Agog! Press was  an independent  Australian book publisher, specializing in speculative fiction short story collections.  Founded in 2002 by Cat Sparks,  the press published nine anthologies of speculative fiction.

In 2006 Agog!  Press forged a collaboration with United States  publisher Prime Books, which has led to international (US) distribution of Agog! titles in both hard and soft cover.

Titles
Agog! Ripping Reads (2006), ed. Cat Sparks, 
Daikaiju!
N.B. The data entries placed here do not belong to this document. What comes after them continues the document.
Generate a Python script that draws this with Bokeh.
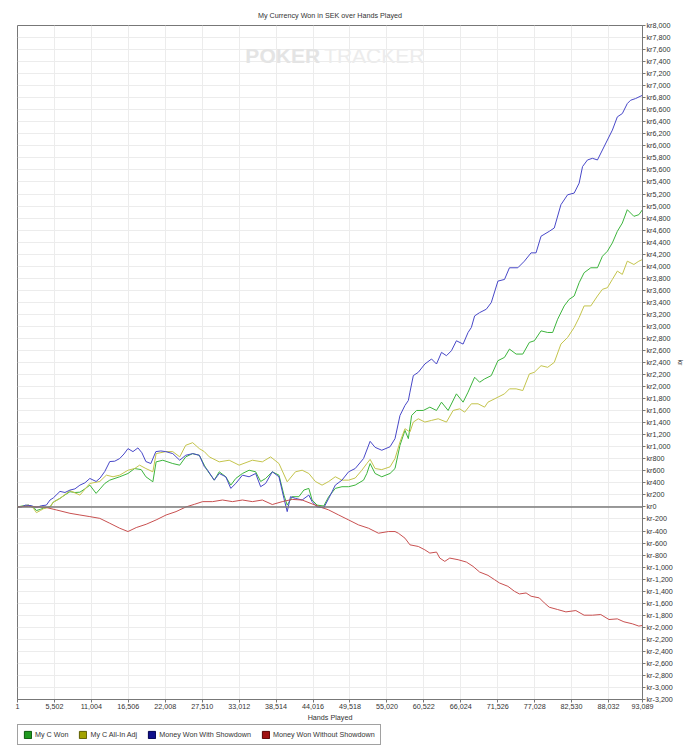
import math
from bokeh.plotting import figure
from bokeh.layouts import column
from bokeh.models import FixedTicker, Span, Label, Legend, LegendItem, Range1d
from bokeh.embed import file_html
from bokeh.resources import INLINE

# ---------------- data ----------------
series_names = ["My C Won", "My C All-In Adj", "Money Won With Showdown", "Money Won Without Showdown"]

hands_won = [1, 889, 1631, 2372, 2817, 3410, 3854, 4847, 5337, 6330, 7071, 7812, 8553, 9295, 10036, 10777,
             11711, 12304, 13001, 13742, 15224, 16455, 17448, 18426, 19123, 20161, 20650, 21643, 23125, 24163,
             25053, 26090, 27083, 27825, 28314, 29307, 30048, 31027, 31768, 32509, 33502, 34495, 35474, 36215,
             36956, 37949, 38943, 39684, 40173, 40914, 41908, 42649, 43390, 43879, 44620, 45613, 46355, 47333,
             48326, 49319, 50298, 51543, 52032, 52521, 53263, 54256, 55486, 56227, 56969, 57710, 58214, 58703,
             59444, 60437, 61416, 62409, 63150, 64143, 65374, 66367, 67108, 68087, 68828, 69569, 70562, 71556,
             72534, 73275, 74268, 75261, 76240, 76981, 77974, 78967, 79709, 80450, 81428, 82169, 82911, 83652,
             84393, 85386, 86379, 87121, 87862, 88603, 89344, 90085, 90826, 91805, 92546, 93089]
values_won = [0, 20, 30, 0, -60, -40, -20, 0, 80, 142, 200, 253, 240, 245, 300, 362,
              225, 300, 390, 445, 501, 556, 638, 620, 501, 418, 749, 776, 721, 694,
              832, 886, 858, 694, 600, 445, 584, 501, 362, 473, 556, 610, 584, 423,
              473, 584, 528, 197, 30, 170, 170, 280, 308, 115, 30, 15, 170, 308,
              336, 336, 363, 445, 556, 721, 556, 501, 556, 638, 1024, 1272, 1135, 1520,
              1603, 1603, 1658, 1603, 1741, 1603, 1879, 1741, 1907, 2155, 2072, 2127, 2182, 2430,
              2485, 2623, 2540, 2540, 2734, 2761, 2926, 2899, 2899, 3119, 3340, 3450, 3505, 3726,
              3892, 3974, 3974, 4166, 4249, 4388, 4580, 4718, 4939, 4829, 4856, 4940]

hands_adj = [1, 889, 1631, 2372, 2817, 3410, 3854, 4847, 5337, 6330, 7812, 9295, 10777, 12259, 13238, 14231,
             15224, 16455, 17448, 18189, 19123, 20161, 20650, 22088, 23125, 24163, 25053, 26090, 27083, 27825,
             28566, 30048, 31531, 33013, 34985, 36467, 37697, 38943, 40173, 41403, 42397, 43390, 44368, 45361,
             46355, 47333, 48326, 49319, 50298, 51291, 52032, 52521, 53263, 54256, 55486, 56227, 56969, 57710,
             58451, 58955, 59696, 60675, 61668, 62661, 63891, 64885, 65863, 66604, 67597, 68591, 69569, 70073,
             71556, 72534, 73275, 74268, 75261, 76240, 76981, 77974, 78967, 79946, 80939, 81932, 82911, 83652,
             84393, 85386, 86379, 87121, 87862, 88603, 89344, 90085, 90826, 91805, 92546, 93089]
values_adj = [0, 10, 30, -20, -95, -60, -30, 0, 80, 142, 270, 197, 390, 423, 528, 501,
              528, 610, 638, 694, 638, 584, 886, 919, 919, 832, 1024, 1068, 969, 919,
              832, 749, 776, 694, 776, 749, 832, 721, 418, 584, 610, 556, 423, 362,
              423, 501, 445, 445, 480, 610, 721, 790, 638, 620, 666, 804, 1079, 1300,
              1245, 1410, 1465, 1410, 1438, 1465, 1410, 1603, 1630, 1575, 1714, 1714, 1658, 1741,
              1824, 1879, 1962, 1962, 1934, 2210, 2237, 2347, 2320, 2402, 2706, 2816, 2982, 3147,
              3340, 3340, 3505, 3616, 3643, 3781, 3919, 3864, 4084, 4029, 4084, 4111]

hands_sd = [1, 593, 1186, 2075, 2817, 3558, 4299, 4847, 5337, 6330, 7071, 7812, 8553, 9295, 10036, 10777,
            11711, 12304, 13001, 13742, 14483, 15224, 15862, 16455, 17196, 17937, 18530, 19123, 19864, 20605,
            21347, 22088, 23125, 24163, 25053, 26090, 27083, 27825, 28314, 29307, 30048, 31027, 31768, 32509,
            33502, 34495, 35474, 36215, 36956, 37949, 38943, 39684, 40173, 40662, 41403, 42397, 43390, 43879,
            44620, 45613, 46355, 46844, 47333, 48326, 49319, 50298, 51543, 52521, 53263, 54256, 55486, 56227,
            56969, 57710, 58214, 58451, 58955, 59696, 60675, 61668, 62409, 63150, 63891, 64633, 65374, 66367,
            67108, 67597, 68087, 68828, 69821, 70562, 71556, 72534, 73275, 74520, 75499, 76492, 77233, 77974,
            79205, 79946, 80939, 81932, 82911, 83652, 84156, 84897, 85638, 86379, 87121, 87862, 88603, 89344,
            90085, 90826, 91316, 92057, 93089]
values_sd = [0, 0, 30, 20, -10, 20, 30, 115, 150, 258, 240, 280, 300, 362, 400, 473,
             423, 480, 589, 754, 760, 804, 880, 969, 919, 981, 900, 754, 721, 919,
             930, 919, 886, 776, 858, 886, 858, 671, 610, 445, 556, 500, 308, 390,
             528, 501, 556, 336, 390, 584, 501, 142, -78, 170, 142, 115, 197, 88,
             0, -15, 142, 250, 362, 445, 584, 638, 804, 1090, 990, 942, 1000, 1135,
             1520, 1686, 1769, 1907, 2182, 2237, 2375, 2458, 2375, 2568, 2513, 2596, 2761, 2706,
             2899, 2982, 3174, 3229, 3285, 3395, 3753, 3780, 3974, 3974, 4084, 4222, 4222, 4498,
             4580, 4635, 5022, 5187, 5215, 5380, 5655, 5766, 5793, 5766, 5931, 6097, 6262, 6482,
             6537, 6703, 6758, 6786, 6841]

hands_nsd = [1, 1631, 3113, 4299, 5826, 7812, 9295, 10777, 12259, 13742, 15224, 16455, 17685, 19167, 20650,
             22132, 23615, 25097, 26342, 27573, 29055, 30537, 32020, 33502, 34985, 36467, 37949, 39432, 40914,
             42397, 43879, 45109, 46355, 47837, 49319, 50802, 52284, 53767, 55249, 56227, 56731, 57710, 58451,
             59696, 60675, 61416, 62409, 62898, 63639, 64381, 65626, 66856, 67849, 68828, 70073, 71051, 71793,
             73038, 74016, 74757, 75751, 76492, 77722, 78463, 79205, 80450, 81680, 83163, 84393, 85638, 86869,
             88099, 89344, 90322, 91568, 92546, 93089]
values_nsd = [0, 10, 0, -10, -51, -106, -134, -161, -190, -271, -354, -409, -343, -288, -216,
              -134, -78, 0, 43, 88, 88, 115, 88, 115, 88, 115, 40, 88, 125,
              115, 50, 0, -50, -134, -216, -299, -354, -437, -409, -409, -437, -519, -630,
              -657, -713, -767, -750, -850, -905, -850, -877, -916, -988, -1082, -1137, -1209, -1264,
              -1319, -1402, -1446, -1430, -1484, -1512, -1595, -1667, -1705, -1744, -1722, -1799, -1799, -1788,
              -1871, -1860, -1909, -1942, -1980, -1970]

x_ticks = [1, 5502, 11004, 16506, 22008, 27510, 33012, 38514, 44016, 49518, 55020, 60522, 66024,
           71526, 77028, 82530, 88032, 93089]
x_tick_labels = ["1", "5,502", "11,004", "16,506", "22,008", "27,510", "33,012", "38,514", "44,016",
                 "49,518", "55,020", "60,522", "66,024", "71,526", "77,028", "82,530", "88,032", "93,089"]
y_ticks = list(range(-3200, 8001, 200))
y_tick_labels = ["kr" + format(v, ",") for v in y_ticks]

# ---------------- styling ----------------
FONT = "Liberation Sans"
FS = "7.2px"
line_colors = ["#3cb43c", "#c4c44c", "#4848c8", "#c85050"]
legend_colors = ["#1f9a1f", "#a3a300", "#10108c", "#a01010"]
legend_borders = ["#0b5a0b", "#5f5f00", "#000050", "#5a0000"]

p = figure(width=687, height=724, output_backend="svg", toolbar_location=None,
           x_range=Range1d(1, 93089), y_range=Range1d(-3200, 8000),
           y_axis_location="right", min_border_left=14, min_border_top=25,
           min_border_right=45, min_border_bottom=22,
           title="My Currency Won in SEK over Hands Played")
p.title.text_font = FONT
p.title.text_font_size = FS
p.title.text_font_style = "normal"
p.title.text_color = "#333333"
p.title.align = "center"
p.title.standoff = 12
p.outline_line_color = "#777777"
p.background_fill_color = "white"
p.border_fill_color = "white"

# axes
xa = p.xaxis[0]
xa.ticker = FixedTicker(ticks=x_ticks)
xa.major_label_overrides = dict(zip(x_ticks, x_tick_labels))
xa.axis_label = "Hands Played"
ya = p.yaxis[0]
ya.ticker = FixedTicker(ticks=y_ticks)
ya.major_label_overrides = dict(zip(y_ticks, y_tick_labels))
ya.axis_label = "kr"
for ax in (xa, ya):
    ax.axis_line_color = "#777777"
    ax.major_tick_line_color = "#777777"
    ax.minor_tick_line_color = None
    ax.major_tick_in = 0
    ax.major_tick_out = 3
    ax.major_label_standoff = 1
    ax.major_label_text_font = FONT
    ax.major_label_text_font_size = FS
    ax.major_label_text_color = "#333333"
    ax.axis_label_text_font = FONT
    ax.axis_label_text_font_size = FS
    ax.axis_label_text_font_style = "normal"
    ax.axis_label_text_color = "#333333"
xa.axis_label_standoff = 1
ya.axis_label_standoff = 0

p.xgrid.ticker = FixedTicker(ticks=x_ticks)
p.ygrid.ticker = FixedTicker(ticks=y_ticks)
p.grid.grid_line_color = "#ececec"
p.grid.grid_line_width = 1

# watermark
p.add_layout(Label(x=45361, y=7500, text="POKER", text_align="right", text_baseline="middle",
                   text_font=FONT, text_font_size="21px", text_font_style="bold", text_color="#e4e4e4",
                   x_offset=-2))
p.add_layout(Label(x=45361, y=7500, text="TRACKER", text_align="left", text_baseline="middle",
                   text_font=FONT, text_font_size="21px", text_font_style="normal", text_color="#ececec",
                   x_offset=2))

# zero line
p.add_layout(Span(location=0, dimension="width", line_color="#7a7a7a", line_width=1.5))

series = [(hands_won, values_won), (hands_adj, values_adj), (hands_sd, values_sd), (hands_nsd, values_nsd)]
for (hx, hy), c in zip(series, line_colors):
    p.line(hx, hy, line_color=c, line_width=1)

# legend strip (separate small figure below the chart)
lf = figure(width=687, height=26, output_backend="svg", toolbar_location=None,
            x_range=Range1d(0, 1), y_range=Range1d(0, 1),
            min_border_left=17, min_border_right=0, min_border_top=0, min_border_bottom=0)
lf.axis.visible = False
lf.grid.visible = False
lf.outline_line_color = None
lf.border_fill_color = "white"

items = []
nan = float("nan")
for name, fc, lc in zip(series_names, legend_colors, legend_borders):
    r = lf.quad(left=[nan], right=[nan], bottom=[nan], top=[nan], fill_color=fc, line_color=lc)
    items.append(LegendItem(label=name, renderers=[r]))

legend = Legend(items=items, orientation="horizontal", location="top_left",
                label_text_font=FONT, label_text_font_size=FS, label_text_color="#333333",
                glyph_width=9, glyph_height=9, label_standoff=3, spacing=10, padding=5,
                margin=0, label_height=9, border_line_color="#444444", border_line_width=1,
                background_fill_color="white")
lf.add_layout(legend, "center")

open("out.html", "w").write(file_html(column(p, lf, spacing=0), INLINE))
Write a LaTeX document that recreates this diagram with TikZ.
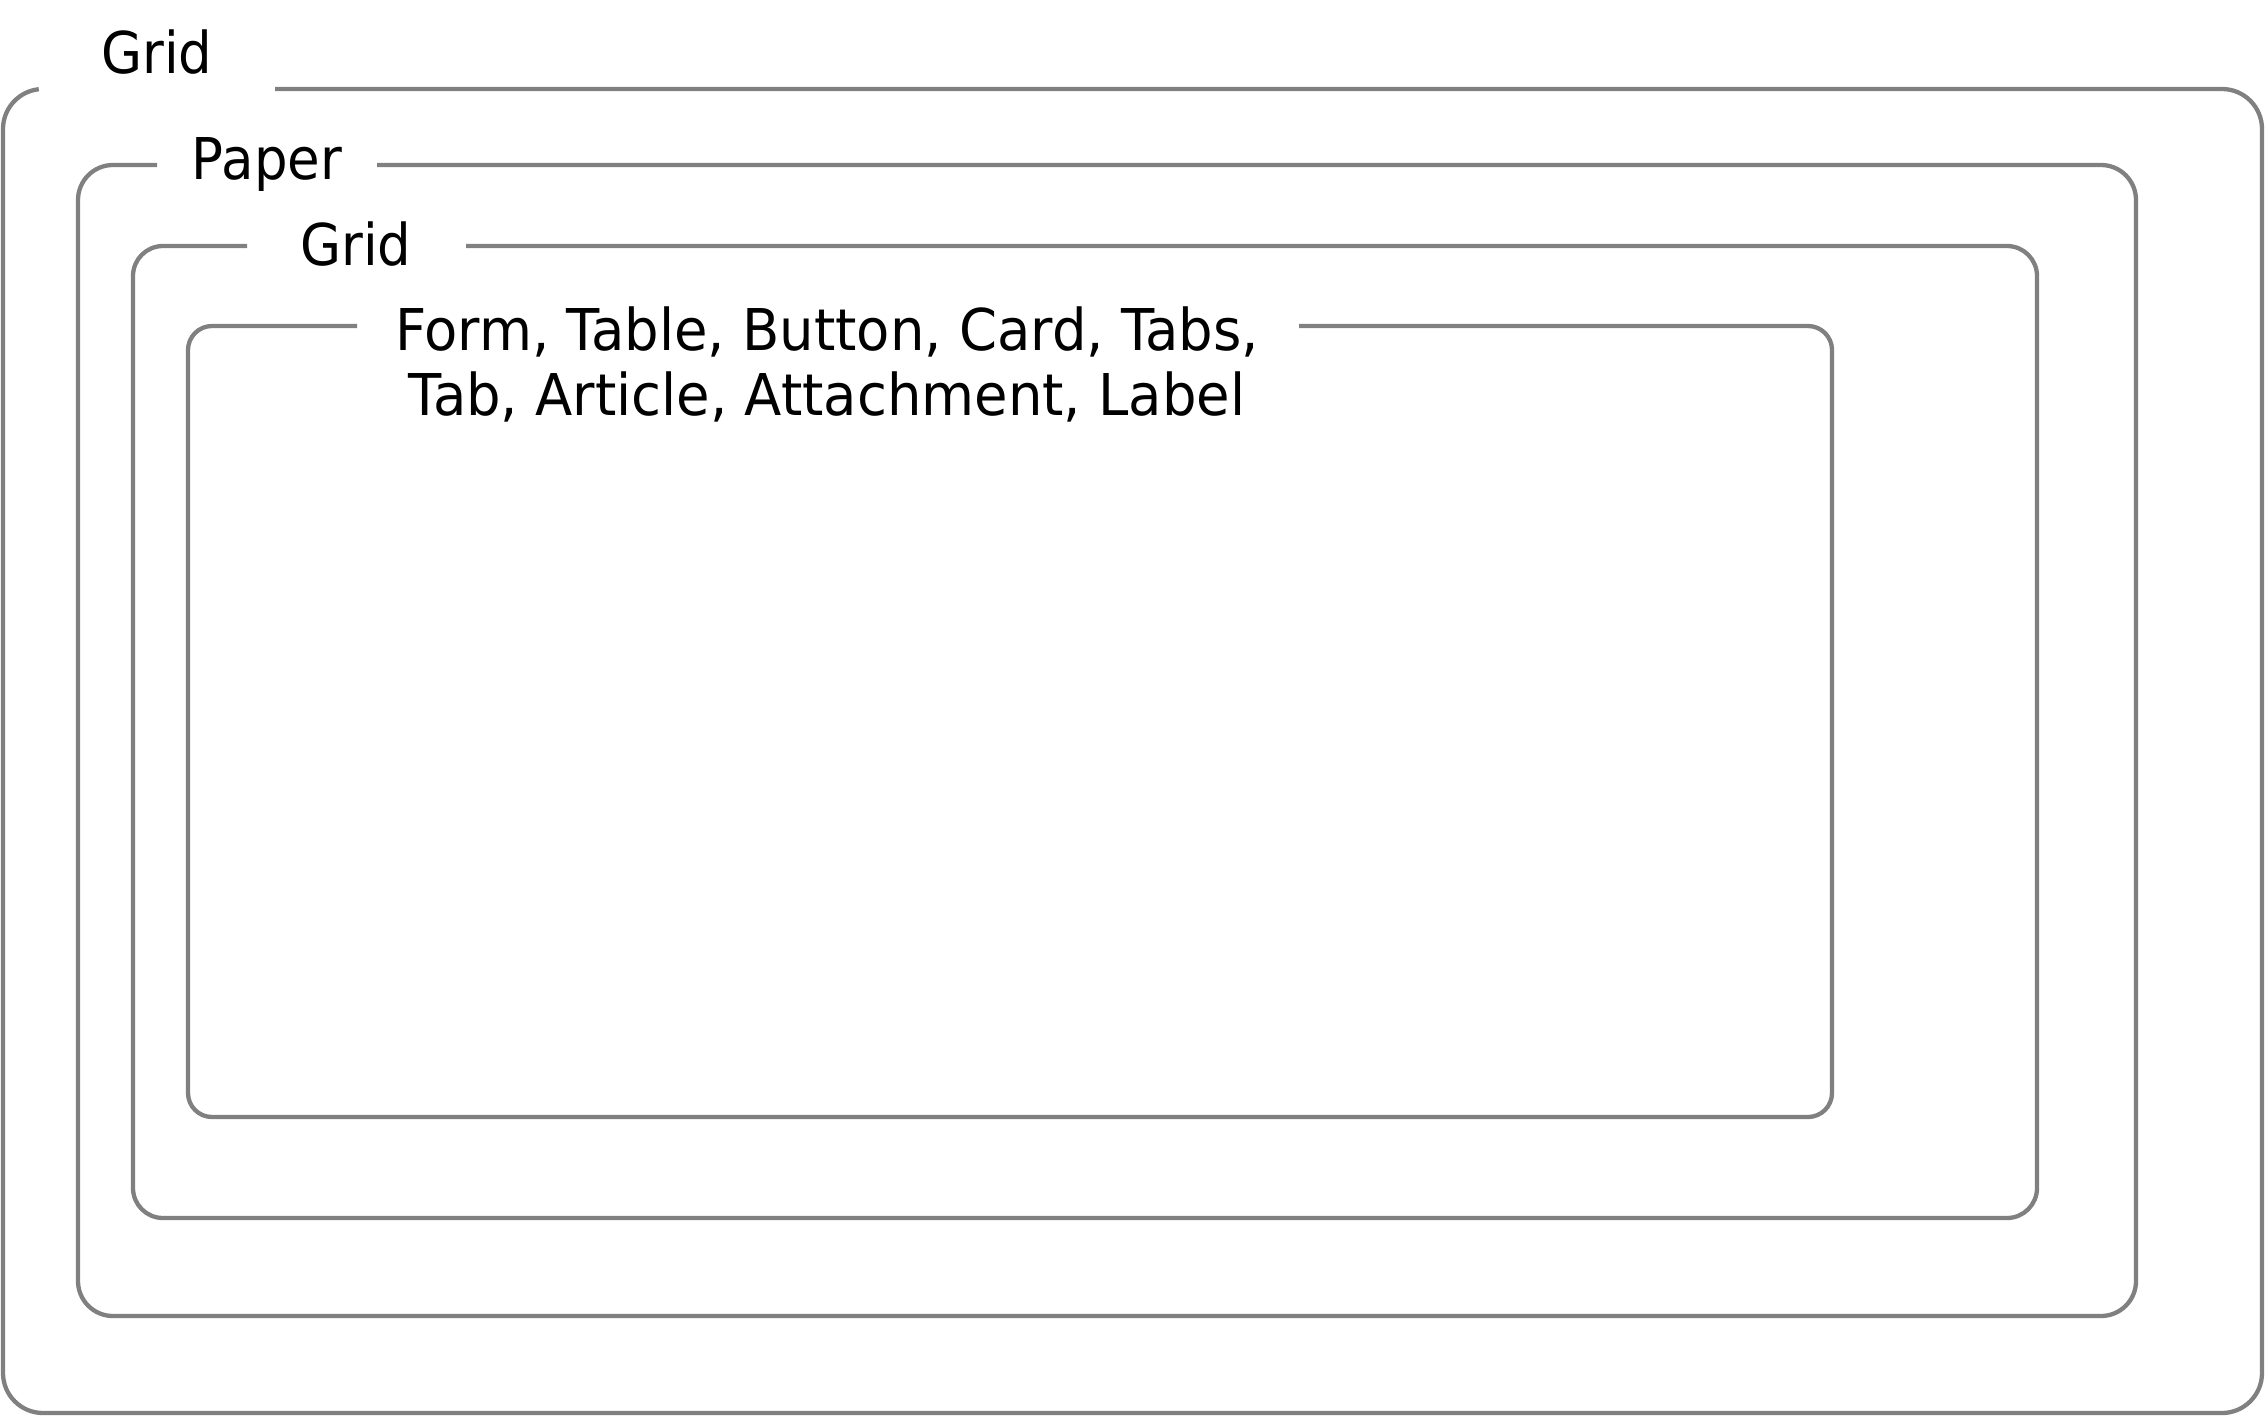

Giant Monster Tales (2005), ed. Rob Hood and Robin Pen, 
Daikaiju!2: Revenge of the Giant Monsters (2007), ed. Rob Hood and Robin Pen, 
Daikaiju!3: Giant Monsters vs the World (2007), ed. Rob Hood and Robin Pen, 
Agog! Smashing Stories (2004), ed. Cat Sparks, 
Agog! Terrific Tales (2003), ed. Cat Sparks, 
Agog! Fantastic Fiction (2002), ed. Cat Sparks, 
AustrAlien Absurdities (2002), ed. Chuck McKenzie and Tansy Rayner Roberts
Scary Food: A Compendium of Gastronomic Atrocity (2008) ed. Cat Sparks, . A charity anthology to raise money for the treatment of Paul Haines (fiction writer), who had been diagnosed with cancer. All authors donated their stories.